A Korean poem translated by yours truly –

Visitor

it is a colossal event
for a person to come.

that is,
the person’s past
present
and future come with it.
a person’s life comes with it.
a fragile heart
easily broken
comes with it.

a wind
may perhaps examine
the heart’s thread.

if my heart can imitate the wind
it will surely be welcome.

Jung Hyun Jong

Meaning

One night, while walking back to my dorm after studying in the library for some time, my friend, who was accompanying me in my journey back, said this to me. “We’re dissatisfied with how our time at Amherst is coming to an end because we are desperately seeking for some sort of meaning to the imminent end. But there is no meaning to our time here – and that’s why it’s so sad.”

We were already conversing about how we feel about graduating. A curious mixture of confusion, relief, anxiety, excitement, and nostalgia engulfed us as our feelings became real through our words. Such conversation, it seemed like, were had not only by us but by everybody whose time at Amherst were quickly approaching its expiration date. And perhaps, because of the ticking time bomb we were all cast under, many of my friends seemed to have been interlocked in a frantic race to grasp at this ever-elusive “meaning” behind our four years at college.

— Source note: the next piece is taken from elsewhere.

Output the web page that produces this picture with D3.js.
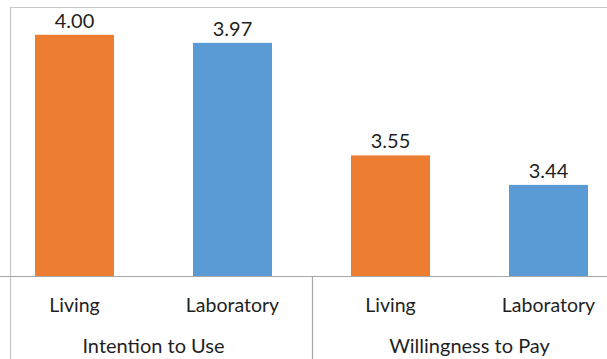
<!DOCTYPE html>
<html><head><meta charset="utf-8">
<script src="https://cdn.jsdelivr.net/npm/d3@7"></script>
<style>html,body{margin:0;padding:0;background:#fff;overflow:hidden}</style>
</head><body>
<svg id="c" width="607" height="359"></svg>
<script>
const groups = ["Intention to Use", "Willingness to Pay"];
const types = ["Living", "Laboratory"];
const values = [4.00, 3.97, 3.55, 3.44];
const valueLabels = ["4.00", "3.97", "3.55", "3.44"];
const typeColors = ["#ED7D31", "#5B9BD5"];
const yDomain = [3.1, 4.1];

(function () {
const rows = [];
groups.forEach((g, gi) => types.forEach((t, ti) => {
  const i = gi * types.length + ti;
  rows.push({key: i, group: g, type: t, ti, value: values[i], label: valueLabels[i]});
}));

const svg = d3.select("#c");
const W = 607, H = 359;
const pLeft = -4.5, pRight = 627.5, pTop = 8, base = 276;
const font = "Lato, 'Open Sans', sans-serif";

const x = d3.scaleBand().domain(rows.map(d => d.key)).range([pLeft, pRight])
  .paddingInner(0.5).paddingOuter(0.25);
const xg = d3.scaleBand().domain(groups).range([pLeft, pRight]);
const y = d3.scaleLinear().domain(yDomain).range([base, pTop]);

// chart frame
svg.append("path").attr("d", `M10.5,${H+5} V7.5 H${W+5}`)
  .attr("fill", "none").attr("stroke", "#c8c8c8").attr("stroke-width", 1.2);

// bars
svg.selectAll("rect.bar").data(rows).join("rect").attr("class", "bar")
  .attr("x", d => x(d.key)).attr("width", x.bandwidth())
  .attr("y", d => y(d.value)).attr("height", d => base - y(d.value))
  .attr("fill", d => typeColors[d.ti]);

// value labels
svg.selectAll("text.val").data(rows).join("text").attr("class", "val")
  .attr("x", d => x(d.key) + x.bandwidth() / 2).attr("y", d => y(d.value) - 7)
  .attr("text-anchor", "middle").attr("font-family", font).attr("font-size", 20)
  .attr("fill", "#1f1f1f").text(d => d.label);

// baseline axis
svg.append("line").attr("x1", pLeft).attr("x2", pRight).attr("y1", base + 0.5).attr("y2", base + 0.5)
  .attr("stroke", "#a6a6a6").attr("stroke-width", 1.2);

// group separators
const seps = [pLeft, ...groups.map(g => xg(g) + xg.bandwidth())];
svg.selectAll("line.sep").data(seps).join("line").attr("class", "sep")
  .attr("x1", d => Math.round(d) + 0.5).attr("x2", d => Math.round(d) + 0.5)
  .attr("y1", base).attr("y2", H + 5)
  .attr("stroke", "#a6a6a6").attr("stroke-width", 1.2);

// category labels
svg.selectAll("text.cat").data(rows).join("text").attr("class", "cat")
  .attr("x", d => x(d.key) + x.bandwidth() / 2).attr("y", 312)
  .attr("text-anchor", "middle").attr("font-family", font).attr("font-size", 19.5)
  .attr("fill", "#1f1f1f").text(d => d.type);

// group labels
svg.selectAll("text.grp").data(groups).join("text").attr("class", "grp")
  .attr("x", d => xg(d) + xg.bandwidth() / 2).attr("y", 353)
  .attr("text-anchor", "middle").attr("font-family", font).attr("font-size", 20)
  .attr("fill", "#1f1f1f").text(d => d);
})();
</script>
</body></html>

I did not exempt myself from this race. In fact, I plunged head first into the race, fully equipped with running shoes and compression shorts. I made plans to catch up with all my friends I lost touch with, aggressively visited my professors at their office hours, took long walks through the freshmen quad to relive my bygone days spent there, and hosted late night talks in my room to rekindle some kind of conviviality that we all once had but seemed to have dissipated down the road.

The race, I thought, was exhausting. I told myself, however, that this was the right thing to do to leave Amherst, the place I spent the four most formative years of my life, with no regrets. But the race tired me, wore me down, and ironically, made me grow even more distant from some of my closest friends. And around this time, I started wondering what the purpose of it all was. Why did I feel the need to engage myself in this competition?

The answer, I suppose, lied in the insecurity I felt of many different forms. Perhaps insecurity of being forgotten after I graduate. Insecurity of not having answered the many what-ifs I have asked myself time and time again. Insecurity of not having made the most out of my time at Amherst. Insecurity of leaving behind so many friendships I forged during my time here.

It was around this time of existential inquiry that I had the aforementioned conversation with my friend. Initially, I did not want to believe that there was no meaning behind the four years I spent in Western Massachusetts. To write off my experience here as being meaningless seemed concerning – distasteful, even.

But as I mulled over this question for some time, I realized meaninglessness does not necessarily have to be perceived as being negative. Why do we seek meaning in things, anyway? The answer, in the end, seemed so simple: we don’t want our time here to go to waste, and henceforth, we search for meaning to legitimize the time spent here as one that is of substance.

I now think differently. Imbuing meaning into something, whether that’s an experience, an event, a friendship, or even a failure, does not make that something more “valid” or more “influential.” What matters, in the end, is what one has learned from one’s lived experience and how that alters the course of life one chooses – or does not choose – to take. Insofar as my time at Amherst goes, I have seen myself grow, and with such growth came moments where I questioned things that were once so obvious to me. To move the immovable, to think the unthinkable – these were the markers that guided me through my time here, and for these markers I am grateful.

So, in the end, I don’t really think I found meaning in my undergraduate career. But I now am not burdened by that fact. Another friend (different from earlier) said to me this: “life is fundamentally meaningless, but that’s why it’s so great – because we can choose to fill it with whatever we wish to. That’s how we become we.”

And perhaps, this act of filling is what makes our lives meaningful.